GitHub offers a Git repository service, which is web based and allows you to use Git’s source-code management functionality, along with its own features.
Many people in the creative and technical developer circles rave on about GitHub. How good is it really and is it worth the trouble learning Git to use it? There are many benefits to using GitHub, however there are also are some noted disadvantages which we’ll discuss here.
So let’s begin to better understand the pros and cons to using GitHub:
- GitHub is a very versatile tool to use. It’s ideal for working on projects of any size and it’s a great tool for web work flows. Firstly you can use it for publishing your work, as a versioning control system and as a collaborative tool.
- With GitHub you can archive your projects and share them with your peers for either inspiration or for them to collaborate on. The beauty of it is that you can have more than one person collaborate remotely on a project, so you’re all on the same page, so to speak.
- It’s ideal for creating a backup of your work instead on saving the code on a desktop or on a corporate server.
- It is also beneficial to use if you’re learning Git. One way to look at it is seeing Git as a preventative maintenance process, where you get into the flow of doing reverts, commits, pulling, pushing, and so forth, as needed. It can save you a lot of hassle if a problem occurs, or if you need to revert code of any sort. One of the best features is being able to track mistakes, and it’s definitely made easier by using GitHub. Bugs can be opened, and thanks to GitHub, you can add commits to these and associate it with the problem.
- With GitHub pages, you can get started quickly without worrying about setting up hosting or DNS.
- If you’re new to GitHub, one of the challenges often talked about is getting to grips with the mental model, which eases with practice and time.
- It may not be the best tool for capturing the creative process or for recording ideas. A good tool for this particular function would be LayerVault or something similar to it. We’d say Git is very good for tracking code, however it’s not the best for tracking design. It can seem a little bit of a grey area when designs are needed to be translated into code or for when you need to export designs to a production setting.
- It depends on the designer, however, some find the GUI a little confusing to use and opt to use its CLI instead. Some developers learnt Git by mostly using commands, which explains why the GUI isn’t always liked by them. With a little practice, the commands are not too difficult to learn. However using Commands everyday can be awkward, especially when tracking project history or resolving conflicts. Then, there are others who’ve preferred the GUI instead of commands, as the visual representation of previous commits, modified files and diffs can make better sense.
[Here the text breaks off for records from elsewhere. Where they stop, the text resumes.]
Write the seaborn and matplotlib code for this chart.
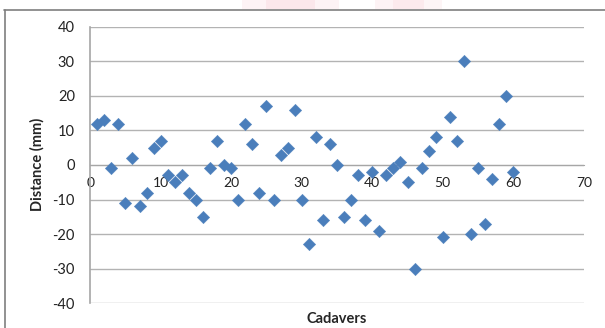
import numpy as np
import pandas as pd
import matplotlib
matplotlib.use("Agg")
import matplotlib.pyplot as plt
import seaborn as sns
from matplotlib.patches import Rectangle
from matplotlib.lines import Line2D

# values
cadavers = list(range(1, 61))
distance = [12, 13, -1, 12, -11, 2, -12, -8, 5, 7,
            -3, -5, -3, -8, -10, -15, -1, 7, 0, -1,
            -10, 12, 6, -8, 17, -10, 3, 5, 16, -10,
            -23, 8, -16, 6, 0, -15, -10, -3, -16, -2,
            -19, -3, -1, 1, -5, -30, -1, 4, 8, -21,
            14, 7, 30, -20, -1, -17, -4, 12, 20, -2]
x_ticks = [0, 10, 20, 30, 40, 50, 60, 70]
y_ticks = [-40, -30, -20, -10, 0, 10, 20, 30, 40]

df = pd.DataFrame({"Cadavers": cadavers, "Distance": distance})

sns.set_style("white")
plt.rcParams["font.family"] = ["Lato", "DejaVu Sans"]

fig = plt.figure(figsize=(6.05, 3.28), dpi=100, facecolor="white")
ax = fig.add_axes([0.149, 0.076, 0.816, 0.842])

grid_c = "#b3b3b3"
axis_c = "#a6a6a6"

sns.scatterplot(data=df, x="Cadavers", y="Distance", marker="D", s=40,
                color="#4a7ebb", edgecolor="#4a7ebb", linewidth=0.3, ax=ax, zorder=3)

ax.set_xlim(0, 70)
ax.set_ylim(-40, 40)
ax.set_yticks(y_ticks)
ax.set_xticks(x_ticks)
ax.set_yticklabels([str(v) for v in y_ticks], fontsize=10.5)
ax.set_xticklabels([str(v) for v in x_ticks], fontsize=10.5)

ax.yaxis.grid(True, color=grid_c, linewidth=1.0)
ax.xaxis.grid(False)
ax.set_axisbelow(True)

for side in ["top", "right"]:
    ax.spines[side].set_visible(False)
ax.spines["bottom"].set_position(("data", 0))
ax.spines["bottom"].set_color(axis_c)
ax.spines["left"].set_color(axis_c)
ax.spines["left"].set_linewidth(1.2)
ax.tick_params(axis="both", colors=axis_c, labelcolor="#222222", length=4, width=1, direction="out")
ax.tick_params(axis="x", pad=5)
ax.tick_params(axis="y", pad=7)

ax.set_xlabel("")
ax.set_ylabel("")
fig.text(0.557, 0.028, "Cadavers", ha="center", va="center", fontsize=10.5, fontweight="bold")
fig.text(0.062, 0.5, "Distance (mm)", ha="center", va="center", rotation=90,
         fontsize=10.5, fontweight="bold")

# chart area border (top and left visible) and faint watermark at top
fig.add_artist(Line2D([0.007, 1.0], [0.971, 0.971], transform=fig.transFigure, color="#7f7f7f", lw=1.2))
fig.add_artist(Line2D([0.008, 0.008], [0.0, 0.971], transform=fig.transFigure, color="#7f7f7f", lw=1.2))
for x0, w, a in [(0.40, 0.04, 0.12), (0.44, 0.08, 0.25), (0.52, 0.04, 0.12),
                 (0.62, 0.03, 0.12), (0.65, 0.05, 0.22), (0.70, 0.03, 0.10)]:
    fig.add_artist(Rectangle((x0, 0.973), w, 0.027, transform=fig.transFigure,
                             color="#f2a0b0", alpha=a, lw=0))

fig.savefig("out.png", dpi=100, facecolor="white")
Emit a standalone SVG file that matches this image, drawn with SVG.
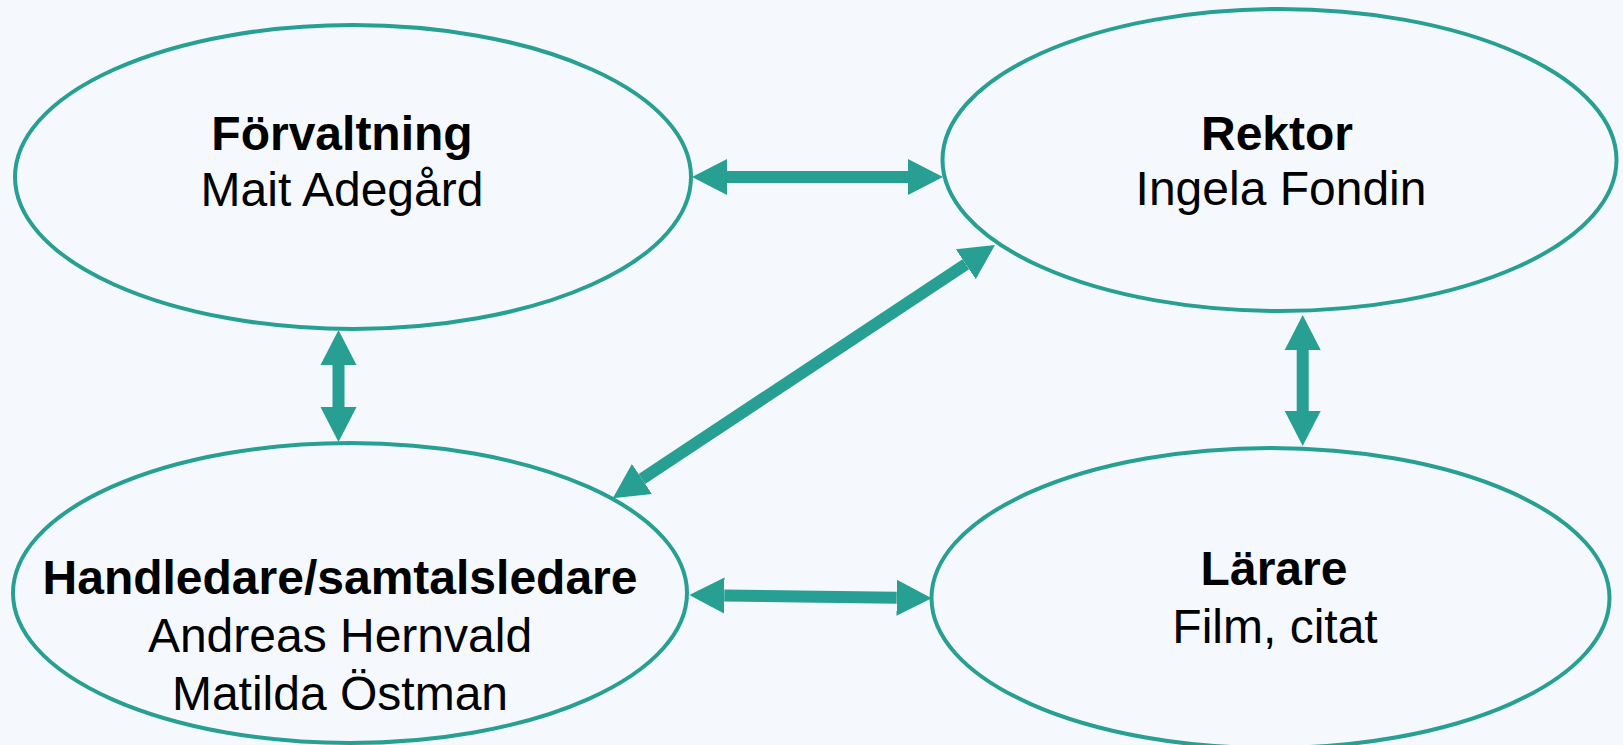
<svg xmlns="http://www.w3.org/2000/svg" width="1623" height="745" viewBox="0 0 1623 745">
  <style>
    .node { fill: #f5f9fd; stroke: #279f92; stroke-width: 4; }
    .title { font-family: "Liberation Sans", Arial, sans-serif; font-size: 48px; font-weight: bold; fill: #000; text-anchor: middle; }
    .sub { font-family: "Liberation Sans", Arial, sans-serif; font-size: 48px; fill: #000; text-anchor: middle; }
    .conn { stroke: #279f92; stroke-width: 12; fill: none; marker-start: url(#head); marker-end: url(#head); }
  </style>
  <defs>
    <marker id="head" markerUnits="userSpaceOnUse" markerWidth="40" markerHeight="40" viewBox="0 -20 40 40" refX="0" refY="0" orient="auto-start-reverse">
      <path d="M0,-18 L35,0 L0,18 Z" fill="#279f92"/>
    </marker>
  </defs>
  <rect width="1623" height="745" fill="#f5f9fd"/>

  <g id="forvaltning">
    <ellipse class="node" cx="353" cy="177" rx="338" ry="152"/>
    <text class="title" x="342" y="150">Förvaltning</text>
    <text class="sub" x="342" y="206">Mait Adegård</text>
  </g>

  <g id="rektor">
    <ellipse class="node" cx="1279.5" cy="160" rx="337" ry="151"/>
    <text class="title" x="1277" y="150">Rektor</text>
    <text class="sub" x="1281" y="205">Ingela Fondin</text>
  </g>

  <g id="handledare">
    <ellipse class="node" cx="350" cy="593" rx="337" ry="150"/>
    <text class="title" x="340" y="594">Handledare/samtalsledare</text>
    <text class="sub" x="340" y="652">Andreas Hernvald</text>
    <text class="sub" x="340" y="710">Matilda Östman</text>
  </g>

  <g id="larare">
    <ellipse class="node" cx="1270.5" cy="598" rx="339" ry="150"/>
    <text class="title" x="1274" y="585">Lärare</text>
    <text class="sub" x="1275" y="643">Film, citat</text>
  </g>

  <g id="connectors">
    <line class="conn" x1="727" y1="177" x2="908" y2="177"/>
    <line class="conn" x1="338.5" y1="365" x2="338.5" y2="407"/>
    <line class="conn" x1="965.8" y1="264.3" x2="641.9" y2="479"/>
    <line class="conn" x1="724.3" y1="595.5" x2="896.7" y2="597.8"/>
    <line class="conn" x1="1302.7" y1="350" x2="1302.7" y2="411"/>
  </g>
</svg>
As mentioned previously, it can take some getting used to.
- It costs to have a versioning repository on GitHub, however it is worth the investment if you’re working professionally.
Overall, it’s always good to use a versioning control system. It’s definitely worth the effort, time and investment as it can give you much more flexibility and peace of mind for any project.
Git overall, is useful for anyone who codes, giving any developer or coder plenty of value to not take notice of it. And what better way than to use a platform such as GitHub. The price plans are very reasonable, even for private use with 5 repositories at $7 a month with unlimited collaborators or for corporations $25 a month for10 repositories.
Now you have a clearer overview on the pros and cons of using GitHub, we hope that article has served you well in understanding its potential.